--- Directions for this task ---
Pictures stay out of this copy; please retype only the lines from the start of the records through the line with "f75_out_ei = [375, 268, 265, 263, 250, 240]".

--- Exercise materials ---
»»

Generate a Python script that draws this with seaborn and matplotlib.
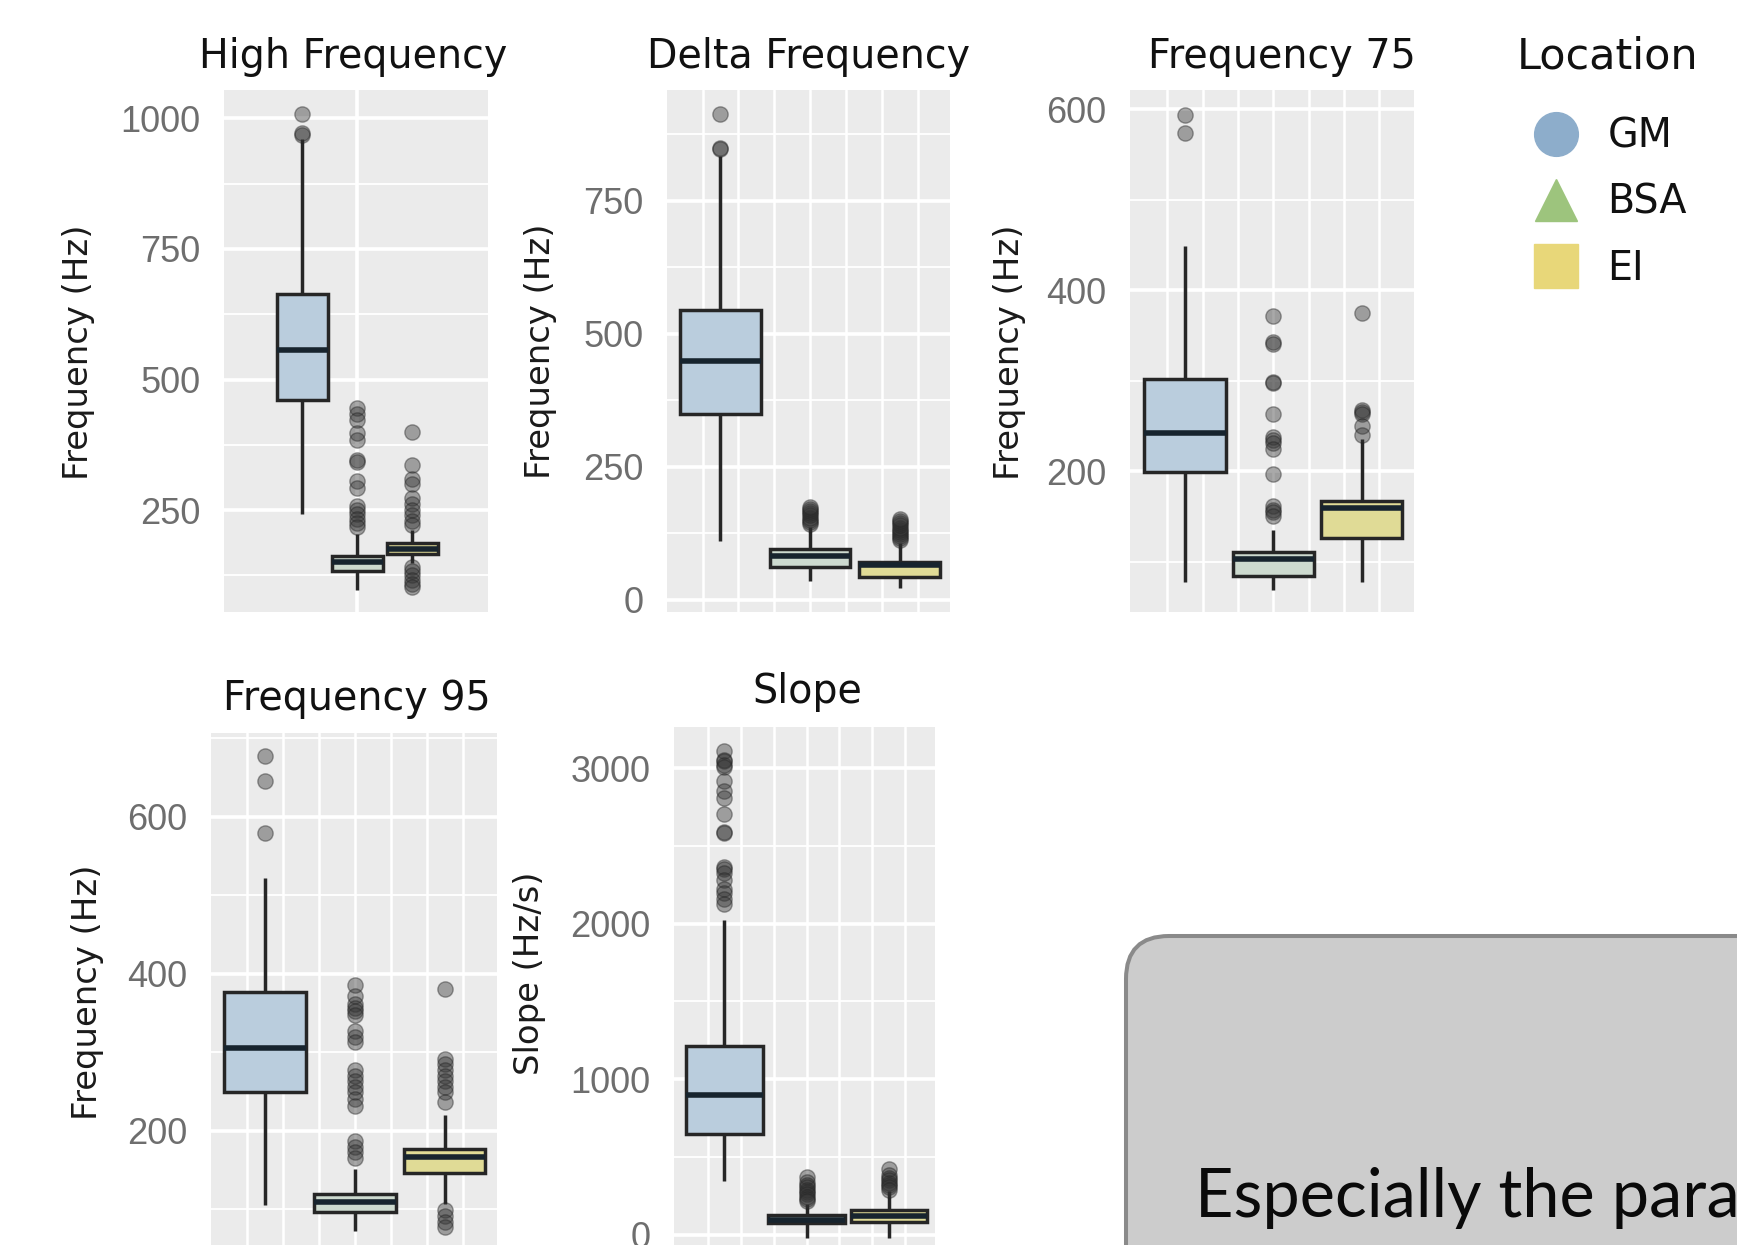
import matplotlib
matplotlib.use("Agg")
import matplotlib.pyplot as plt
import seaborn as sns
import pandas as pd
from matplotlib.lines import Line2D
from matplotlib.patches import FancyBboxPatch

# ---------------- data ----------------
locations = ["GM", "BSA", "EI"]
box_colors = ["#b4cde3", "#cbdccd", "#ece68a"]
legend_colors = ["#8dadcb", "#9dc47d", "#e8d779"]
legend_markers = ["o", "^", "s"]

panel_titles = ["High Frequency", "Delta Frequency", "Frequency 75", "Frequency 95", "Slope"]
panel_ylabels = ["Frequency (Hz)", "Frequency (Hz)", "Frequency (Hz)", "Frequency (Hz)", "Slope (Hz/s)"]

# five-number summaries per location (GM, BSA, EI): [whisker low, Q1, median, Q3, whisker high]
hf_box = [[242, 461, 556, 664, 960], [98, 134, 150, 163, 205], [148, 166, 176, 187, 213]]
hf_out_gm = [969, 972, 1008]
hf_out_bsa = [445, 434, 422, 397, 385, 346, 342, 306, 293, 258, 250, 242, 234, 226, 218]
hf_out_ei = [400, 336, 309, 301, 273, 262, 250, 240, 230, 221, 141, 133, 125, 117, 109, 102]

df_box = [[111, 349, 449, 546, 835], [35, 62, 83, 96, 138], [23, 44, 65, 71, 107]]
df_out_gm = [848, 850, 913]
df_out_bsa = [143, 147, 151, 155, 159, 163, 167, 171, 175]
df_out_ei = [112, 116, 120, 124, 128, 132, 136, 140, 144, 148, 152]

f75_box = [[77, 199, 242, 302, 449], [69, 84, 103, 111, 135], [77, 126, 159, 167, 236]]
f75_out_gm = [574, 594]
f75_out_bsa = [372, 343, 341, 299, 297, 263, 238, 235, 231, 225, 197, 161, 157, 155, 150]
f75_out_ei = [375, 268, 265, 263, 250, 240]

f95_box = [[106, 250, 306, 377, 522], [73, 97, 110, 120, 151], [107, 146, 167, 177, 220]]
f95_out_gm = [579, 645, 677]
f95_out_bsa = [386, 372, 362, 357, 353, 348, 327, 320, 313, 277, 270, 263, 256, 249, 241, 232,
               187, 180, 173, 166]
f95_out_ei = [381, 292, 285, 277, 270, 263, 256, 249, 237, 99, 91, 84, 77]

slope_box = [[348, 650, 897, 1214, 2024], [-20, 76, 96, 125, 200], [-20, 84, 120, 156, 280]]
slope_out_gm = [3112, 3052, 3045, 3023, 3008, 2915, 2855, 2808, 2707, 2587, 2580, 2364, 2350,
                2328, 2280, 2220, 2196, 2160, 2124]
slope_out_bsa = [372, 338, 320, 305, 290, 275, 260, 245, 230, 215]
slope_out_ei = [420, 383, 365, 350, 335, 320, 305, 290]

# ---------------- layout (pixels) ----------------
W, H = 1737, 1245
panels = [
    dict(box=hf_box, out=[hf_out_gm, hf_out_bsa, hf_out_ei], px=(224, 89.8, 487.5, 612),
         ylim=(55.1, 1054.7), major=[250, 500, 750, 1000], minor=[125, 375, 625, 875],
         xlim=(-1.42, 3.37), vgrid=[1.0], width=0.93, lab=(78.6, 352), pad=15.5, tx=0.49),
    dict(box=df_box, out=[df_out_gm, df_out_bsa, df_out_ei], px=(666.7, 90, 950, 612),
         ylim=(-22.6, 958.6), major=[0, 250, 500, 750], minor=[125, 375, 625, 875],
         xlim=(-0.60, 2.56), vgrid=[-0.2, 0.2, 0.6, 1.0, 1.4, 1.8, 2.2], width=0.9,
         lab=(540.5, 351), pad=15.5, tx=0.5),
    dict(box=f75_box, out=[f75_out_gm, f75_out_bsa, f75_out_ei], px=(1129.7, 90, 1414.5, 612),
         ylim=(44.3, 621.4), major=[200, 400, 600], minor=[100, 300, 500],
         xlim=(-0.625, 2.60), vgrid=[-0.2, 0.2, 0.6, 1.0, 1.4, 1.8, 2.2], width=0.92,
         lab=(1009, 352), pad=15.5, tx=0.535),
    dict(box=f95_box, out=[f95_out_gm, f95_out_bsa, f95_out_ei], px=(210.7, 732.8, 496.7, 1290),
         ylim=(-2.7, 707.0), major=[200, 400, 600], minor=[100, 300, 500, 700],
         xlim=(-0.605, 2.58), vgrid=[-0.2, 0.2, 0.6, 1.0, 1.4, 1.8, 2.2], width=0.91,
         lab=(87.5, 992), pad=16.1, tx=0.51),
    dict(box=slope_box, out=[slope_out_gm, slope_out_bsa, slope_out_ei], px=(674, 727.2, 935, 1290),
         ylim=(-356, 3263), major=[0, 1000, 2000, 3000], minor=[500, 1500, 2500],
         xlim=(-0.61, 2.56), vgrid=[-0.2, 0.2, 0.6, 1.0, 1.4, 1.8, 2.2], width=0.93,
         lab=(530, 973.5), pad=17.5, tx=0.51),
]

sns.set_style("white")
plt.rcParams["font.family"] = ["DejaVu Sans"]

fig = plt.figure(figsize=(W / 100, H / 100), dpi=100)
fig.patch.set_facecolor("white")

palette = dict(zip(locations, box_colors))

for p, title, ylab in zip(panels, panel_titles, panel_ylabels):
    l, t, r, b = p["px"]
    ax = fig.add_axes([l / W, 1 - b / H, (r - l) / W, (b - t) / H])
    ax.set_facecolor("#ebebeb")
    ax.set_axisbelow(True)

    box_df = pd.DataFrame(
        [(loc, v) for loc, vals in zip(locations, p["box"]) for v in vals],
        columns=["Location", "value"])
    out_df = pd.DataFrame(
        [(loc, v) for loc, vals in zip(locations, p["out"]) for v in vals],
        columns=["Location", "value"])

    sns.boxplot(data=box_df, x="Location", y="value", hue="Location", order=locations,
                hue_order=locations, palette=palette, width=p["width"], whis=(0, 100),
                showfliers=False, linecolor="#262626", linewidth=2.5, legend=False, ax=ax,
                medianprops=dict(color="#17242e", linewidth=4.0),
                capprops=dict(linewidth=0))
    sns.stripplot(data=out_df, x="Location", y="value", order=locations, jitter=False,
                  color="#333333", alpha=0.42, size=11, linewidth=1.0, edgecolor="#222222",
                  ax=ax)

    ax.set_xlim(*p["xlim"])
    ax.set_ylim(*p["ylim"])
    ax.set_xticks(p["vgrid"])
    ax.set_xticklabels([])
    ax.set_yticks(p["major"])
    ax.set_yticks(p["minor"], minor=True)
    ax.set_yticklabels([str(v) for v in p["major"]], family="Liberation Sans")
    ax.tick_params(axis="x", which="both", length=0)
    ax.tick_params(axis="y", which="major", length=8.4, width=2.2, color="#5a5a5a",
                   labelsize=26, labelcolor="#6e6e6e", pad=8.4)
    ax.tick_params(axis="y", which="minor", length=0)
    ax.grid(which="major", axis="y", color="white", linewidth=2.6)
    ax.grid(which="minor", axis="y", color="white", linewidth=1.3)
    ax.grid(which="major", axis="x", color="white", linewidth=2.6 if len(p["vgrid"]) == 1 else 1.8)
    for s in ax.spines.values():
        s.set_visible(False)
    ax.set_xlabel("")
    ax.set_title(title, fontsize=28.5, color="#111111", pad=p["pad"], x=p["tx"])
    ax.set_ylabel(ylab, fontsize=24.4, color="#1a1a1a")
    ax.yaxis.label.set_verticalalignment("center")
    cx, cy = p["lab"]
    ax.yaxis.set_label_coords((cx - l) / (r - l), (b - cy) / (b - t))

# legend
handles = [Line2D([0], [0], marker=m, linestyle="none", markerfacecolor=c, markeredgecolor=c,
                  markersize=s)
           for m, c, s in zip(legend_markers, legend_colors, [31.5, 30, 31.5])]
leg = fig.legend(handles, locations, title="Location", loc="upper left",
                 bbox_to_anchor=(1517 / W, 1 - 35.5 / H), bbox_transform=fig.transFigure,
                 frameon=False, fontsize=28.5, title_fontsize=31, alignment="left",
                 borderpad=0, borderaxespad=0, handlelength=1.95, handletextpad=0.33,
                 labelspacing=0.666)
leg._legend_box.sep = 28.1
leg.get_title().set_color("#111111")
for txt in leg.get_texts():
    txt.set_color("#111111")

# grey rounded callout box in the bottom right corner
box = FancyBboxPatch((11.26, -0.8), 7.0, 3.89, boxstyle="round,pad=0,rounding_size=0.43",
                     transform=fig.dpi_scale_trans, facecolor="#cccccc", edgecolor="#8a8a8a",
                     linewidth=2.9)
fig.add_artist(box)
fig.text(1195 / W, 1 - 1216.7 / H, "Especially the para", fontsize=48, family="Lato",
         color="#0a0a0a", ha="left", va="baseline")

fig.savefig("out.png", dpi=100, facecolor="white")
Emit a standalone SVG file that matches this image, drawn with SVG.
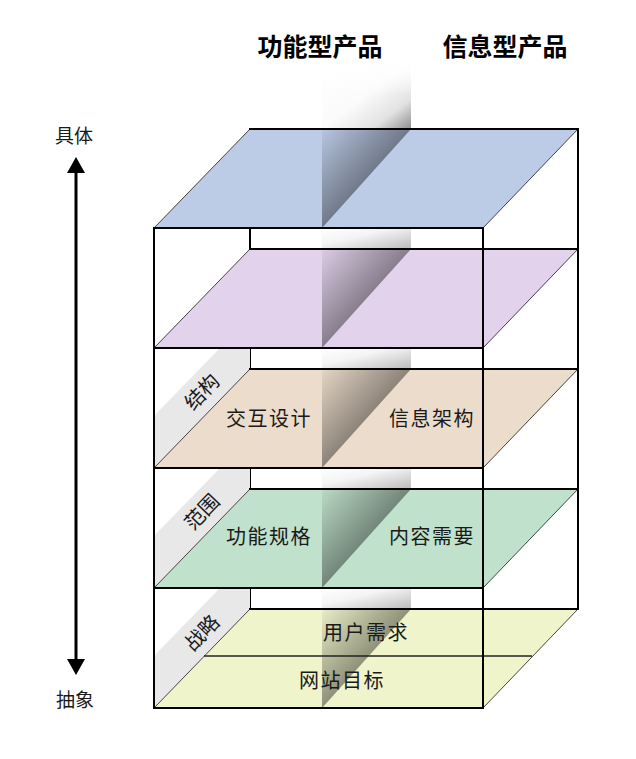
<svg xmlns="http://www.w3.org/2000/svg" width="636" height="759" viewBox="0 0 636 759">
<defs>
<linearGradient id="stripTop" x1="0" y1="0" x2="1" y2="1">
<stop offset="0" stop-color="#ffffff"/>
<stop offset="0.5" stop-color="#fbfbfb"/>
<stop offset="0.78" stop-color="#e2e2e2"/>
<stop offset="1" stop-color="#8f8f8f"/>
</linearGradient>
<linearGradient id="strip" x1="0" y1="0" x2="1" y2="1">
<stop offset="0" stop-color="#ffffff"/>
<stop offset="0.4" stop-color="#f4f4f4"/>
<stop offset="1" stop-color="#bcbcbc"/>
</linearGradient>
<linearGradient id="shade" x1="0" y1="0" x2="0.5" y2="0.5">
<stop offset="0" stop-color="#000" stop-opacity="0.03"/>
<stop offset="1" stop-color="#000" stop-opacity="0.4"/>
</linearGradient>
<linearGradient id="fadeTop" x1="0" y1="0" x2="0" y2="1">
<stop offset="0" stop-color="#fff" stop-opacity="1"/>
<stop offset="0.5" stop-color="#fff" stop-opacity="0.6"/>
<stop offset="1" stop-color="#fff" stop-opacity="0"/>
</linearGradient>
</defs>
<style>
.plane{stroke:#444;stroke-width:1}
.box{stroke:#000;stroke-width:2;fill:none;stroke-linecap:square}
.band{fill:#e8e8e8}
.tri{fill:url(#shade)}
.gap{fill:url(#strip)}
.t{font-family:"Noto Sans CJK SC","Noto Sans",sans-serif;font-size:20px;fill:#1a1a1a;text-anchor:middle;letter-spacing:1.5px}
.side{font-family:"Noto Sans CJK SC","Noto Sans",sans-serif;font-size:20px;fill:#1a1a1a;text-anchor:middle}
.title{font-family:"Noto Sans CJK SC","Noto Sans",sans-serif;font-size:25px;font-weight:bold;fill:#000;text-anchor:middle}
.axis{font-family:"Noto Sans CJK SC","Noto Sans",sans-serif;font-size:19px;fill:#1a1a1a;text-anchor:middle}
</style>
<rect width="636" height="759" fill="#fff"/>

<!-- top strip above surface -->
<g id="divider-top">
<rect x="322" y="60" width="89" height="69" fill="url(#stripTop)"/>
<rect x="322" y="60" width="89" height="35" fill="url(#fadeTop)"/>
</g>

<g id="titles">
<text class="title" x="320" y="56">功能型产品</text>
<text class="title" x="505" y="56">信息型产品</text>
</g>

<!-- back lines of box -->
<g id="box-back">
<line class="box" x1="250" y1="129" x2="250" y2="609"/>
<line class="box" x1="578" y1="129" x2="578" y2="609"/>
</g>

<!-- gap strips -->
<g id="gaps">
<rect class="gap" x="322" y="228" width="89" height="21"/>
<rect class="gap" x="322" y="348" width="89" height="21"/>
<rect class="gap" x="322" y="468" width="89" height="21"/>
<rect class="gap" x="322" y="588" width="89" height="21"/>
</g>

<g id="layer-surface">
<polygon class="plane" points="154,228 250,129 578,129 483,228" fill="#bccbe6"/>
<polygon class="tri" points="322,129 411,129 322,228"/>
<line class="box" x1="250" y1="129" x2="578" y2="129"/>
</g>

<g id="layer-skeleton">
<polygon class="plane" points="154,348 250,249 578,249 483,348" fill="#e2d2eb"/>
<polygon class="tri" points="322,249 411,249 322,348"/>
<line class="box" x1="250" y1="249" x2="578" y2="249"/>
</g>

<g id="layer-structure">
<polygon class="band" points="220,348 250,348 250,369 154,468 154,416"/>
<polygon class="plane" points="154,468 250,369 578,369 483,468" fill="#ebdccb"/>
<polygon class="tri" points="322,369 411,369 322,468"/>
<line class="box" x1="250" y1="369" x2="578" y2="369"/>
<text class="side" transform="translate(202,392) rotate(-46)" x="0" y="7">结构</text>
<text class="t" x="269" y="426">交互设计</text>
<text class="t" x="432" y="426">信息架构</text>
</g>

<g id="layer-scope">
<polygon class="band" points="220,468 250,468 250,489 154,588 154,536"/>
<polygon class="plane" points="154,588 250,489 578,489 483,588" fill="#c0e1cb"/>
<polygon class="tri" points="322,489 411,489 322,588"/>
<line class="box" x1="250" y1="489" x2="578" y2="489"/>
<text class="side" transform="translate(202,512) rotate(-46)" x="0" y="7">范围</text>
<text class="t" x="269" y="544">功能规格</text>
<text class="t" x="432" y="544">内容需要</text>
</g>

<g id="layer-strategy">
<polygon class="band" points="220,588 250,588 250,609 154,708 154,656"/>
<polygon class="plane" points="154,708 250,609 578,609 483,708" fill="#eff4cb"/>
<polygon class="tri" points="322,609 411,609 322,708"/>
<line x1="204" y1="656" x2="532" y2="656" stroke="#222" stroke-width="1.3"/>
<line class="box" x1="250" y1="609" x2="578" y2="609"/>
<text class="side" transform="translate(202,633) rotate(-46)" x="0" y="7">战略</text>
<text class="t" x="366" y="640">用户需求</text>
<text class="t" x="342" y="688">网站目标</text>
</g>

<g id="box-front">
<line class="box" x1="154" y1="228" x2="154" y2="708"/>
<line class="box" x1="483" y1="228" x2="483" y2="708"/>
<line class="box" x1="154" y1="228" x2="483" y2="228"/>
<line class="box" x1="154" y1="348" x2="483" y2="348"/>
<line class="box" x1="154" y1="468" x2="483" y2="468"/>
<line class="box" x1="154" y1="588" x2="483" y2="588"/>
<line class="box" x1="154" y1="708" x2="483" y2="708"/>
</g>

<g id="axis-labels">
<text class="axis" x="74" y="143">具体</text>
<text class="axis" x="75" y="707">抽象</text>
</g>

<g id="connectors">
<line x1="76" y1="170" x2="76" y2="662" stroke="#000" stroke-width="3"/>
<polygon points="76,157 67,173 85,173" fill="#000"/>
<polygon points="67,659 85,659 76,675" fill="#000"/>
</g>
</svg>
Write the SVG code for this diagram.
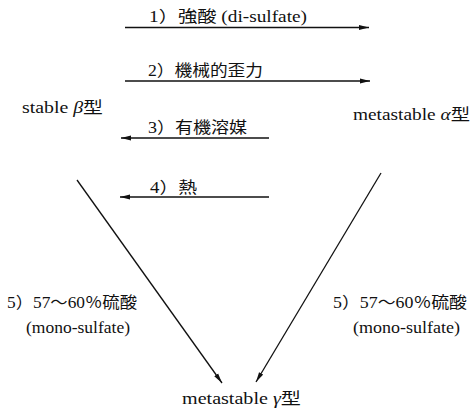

««

--- Expected answer ---
Generate a Python script that draws this with seaborn and matplotlib.
import matplotlib
matplotlib.use("Agg")
import matplotlib.pyplot as plt
import seaborn as sns
import pandas as pd
from matplotlib.lines import Line2D
from matplotlib.patches import FancyBboxPatch

# ---------------- data ----------------
locations = ["GM", "BSA", "EI"]
box_colors = ["#b4cde3", "#cbdccd", "#ece68a"]
legend_colors = ["#8dadcb", "#9dc47d", "#e8d779"]
legend_markers = ["o", "^", "s"]

panel_titles = ["High Frequency", "Delta Frequency", "Frequency 75", "Frequency 95", "Slope"]
panel_ylabels = ["Frequency (Hz)", "Frequency (Hz)", "Frequency (Hz)", "Frequency (Hz)", "Slope (Hz/s)"]

# five-number summaries per location (GM, BSA, EI): [whisker low, Q1, median, Q3, whisker high]
hf_box = [[242, 461, 556, 664, 960], [98, 134, 150, 163, 205], [148, 166, 176, 187, 213]]
hf_out_gm = [969, 972, 1008]
hf_out_bsa = [445, 434, 422, 397, 385, 346, 342, 306, 293, 258, 250, 242, 234, 226, 218]
hf_out_ei = [400, 336, 309, 301, 273, 262, 250, 240, 230, 221, 141, 133, 125, 117, 109, 102]

df_box = [[111, 349, 449, 546, 835], [35, 62, 83, 96, 138], [23, 44, 65, 71, 107]]
df_out_gm = [848, 850, 913]
df_out_bsa = [143, 147, 151, 155, 159, 163, 167, 171, 175]
df_out_ei = [112, 116, 120, 124, 128, 132, 136, 140, 144, 148, 152]

f75_box = [[77, 199, 242, 302, 449], [69, 84, 103, 111, 135], [77, 126, 159, 167, 236]]
f75_out_gm = [574, 594]
f75_out_bsa = [372, 343, 341, 299, 297, 263, 238, 235, 231, 225, 197, 161, 157, 155, 150]
f75_out_ei = [375, 268, 265, 263, 250, 240]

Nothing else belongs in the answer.